The energy reform has caused a brutal adjustment in the field of CHP, leaving the sector seriously impacted with more than one hundred plants stopped and a slump in production of 20%. However, cogeneration is looking to reinvent itself in 2015 so that it can continue to provide a service to industry that is today more necessary than ever to reindustrialise the Spanish economy and stimulate employment.

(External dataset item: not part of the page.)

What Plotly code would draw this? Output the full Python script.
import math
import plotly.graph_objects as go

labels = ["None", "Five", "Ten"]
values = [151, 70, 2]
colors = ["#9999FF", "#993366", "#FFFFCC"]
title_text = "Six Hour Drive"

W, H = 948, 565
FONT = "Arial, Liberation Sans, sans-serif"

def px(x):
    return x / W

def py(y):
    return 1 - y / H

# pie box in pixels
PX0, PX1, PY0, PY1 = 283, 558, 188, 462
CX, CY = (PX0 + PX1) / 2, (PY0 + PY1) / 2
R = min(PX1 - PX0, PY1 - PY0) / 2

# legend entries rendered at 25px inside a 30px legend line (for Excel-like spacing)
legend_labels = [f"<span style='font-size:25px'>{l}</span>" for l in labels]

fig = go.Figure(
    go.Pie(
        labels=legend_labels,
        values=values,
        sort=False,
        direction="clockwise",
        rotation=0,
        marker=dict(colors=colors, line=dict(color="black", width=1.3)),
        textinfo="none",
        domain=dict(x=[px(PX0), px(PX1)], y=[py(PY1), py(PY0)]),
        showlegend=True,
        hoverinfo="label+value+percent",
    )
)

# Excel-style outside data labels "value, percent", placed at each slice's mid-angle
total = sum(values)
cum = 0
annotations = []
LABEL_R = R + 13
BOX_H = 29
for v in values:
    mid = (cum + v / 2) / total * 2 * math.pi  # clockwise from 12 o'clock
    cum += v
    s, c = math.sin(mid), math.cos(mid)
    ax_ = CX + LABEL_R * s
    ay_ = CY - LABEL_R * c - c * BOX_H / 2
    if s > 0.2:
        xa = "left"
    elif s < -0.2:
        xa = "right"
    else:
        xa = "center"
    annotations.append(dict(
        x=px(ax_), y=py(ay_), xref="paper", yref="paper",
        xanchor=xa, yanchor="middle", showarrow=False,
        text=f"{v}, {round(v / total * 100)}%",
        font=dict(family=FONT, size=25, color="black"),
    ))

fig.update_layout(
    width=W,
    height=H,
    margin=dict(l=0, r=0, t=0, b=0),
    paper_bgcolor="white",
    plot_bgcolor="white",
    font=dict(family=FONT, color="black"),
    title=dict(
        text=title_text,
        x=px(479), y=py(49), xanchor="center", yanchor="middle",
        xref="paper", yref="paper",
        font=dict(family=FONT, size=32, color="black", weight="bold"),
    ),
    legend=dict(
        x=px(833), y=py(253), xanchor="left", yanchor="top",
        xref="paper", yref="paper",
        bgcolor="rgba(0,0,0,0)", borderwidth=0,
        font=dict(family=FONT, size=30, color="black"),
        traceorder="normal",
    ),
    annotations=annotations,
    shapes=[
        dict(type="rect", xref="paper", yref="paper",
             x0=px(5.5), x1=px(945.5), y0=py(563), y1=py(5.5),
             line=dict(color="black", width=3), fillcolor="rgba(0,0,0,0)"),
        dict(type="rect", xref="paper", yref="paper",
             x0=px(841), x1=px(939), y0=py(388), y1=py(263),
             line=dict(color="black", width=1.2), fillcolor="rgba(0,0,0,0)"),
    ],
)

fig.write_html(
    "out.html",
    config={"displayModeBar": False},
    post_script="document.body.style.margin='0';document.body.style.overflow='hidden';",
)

At the end of 2014, the export of electricity from CHP to the electrical grid had dropped significantly, down to 21.5 TWh, compared to the 26.9 TWh recorded a mere two years ago. This fall in production has accompanied the definitive closure of some 10% of CHP plants. Of more concern is the general uncertainty affecting almost half the industries in the sector that are still waiting for the implementation and finalisation of the new regulations regarding fundamental yet still pending aspects. These industries have to decide if they will be able to continue production or definitively stop their activities as it will be impossible for them to compensate for rising energy costs.

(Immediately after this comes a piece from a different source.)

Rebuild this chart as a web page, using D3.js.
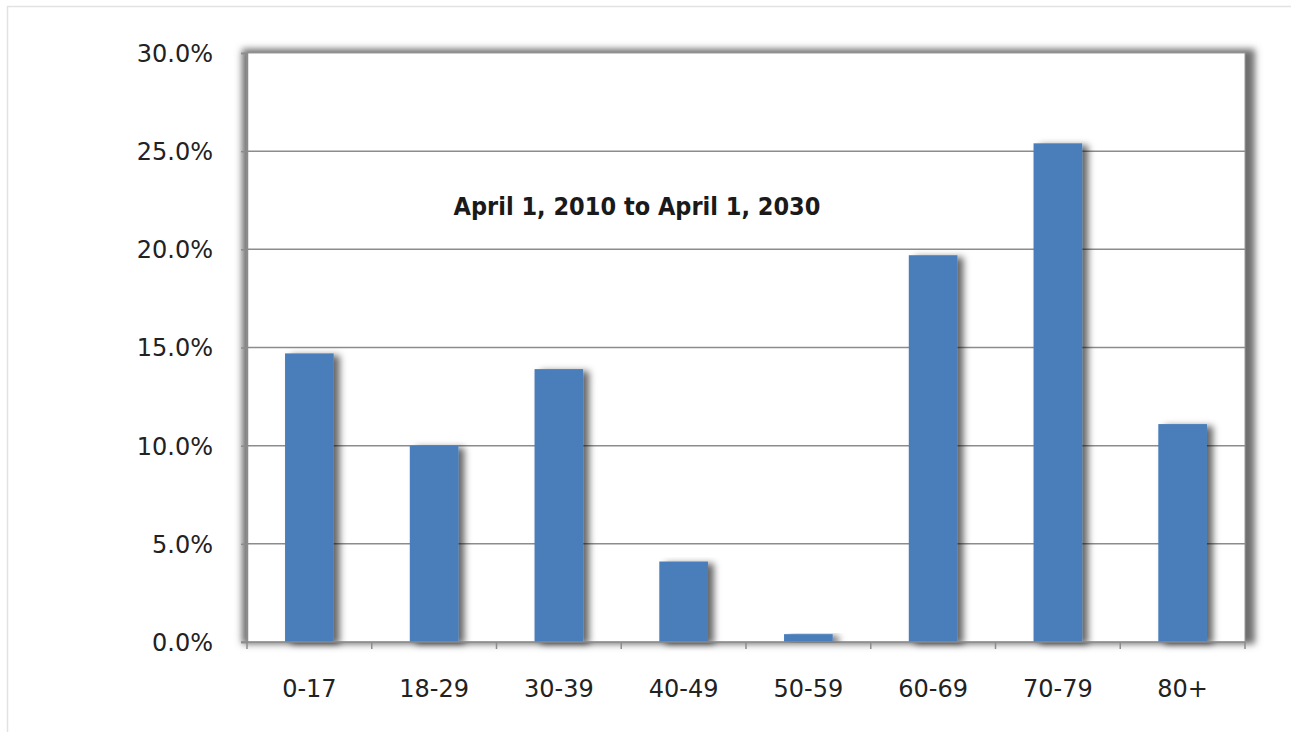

The situation of Spain’s highly efficient CHP facilities, following the application of the new fiscal framework, implemented in June 2014, is truly complex. However this reality is neither set in stone or irreversible, which is why ACOGEN is going to continue working actively so that the pending regulations are concluded in such a way that active plants can still provide support to associated industries and so that businesses can successfully adapt and compete within the new framework.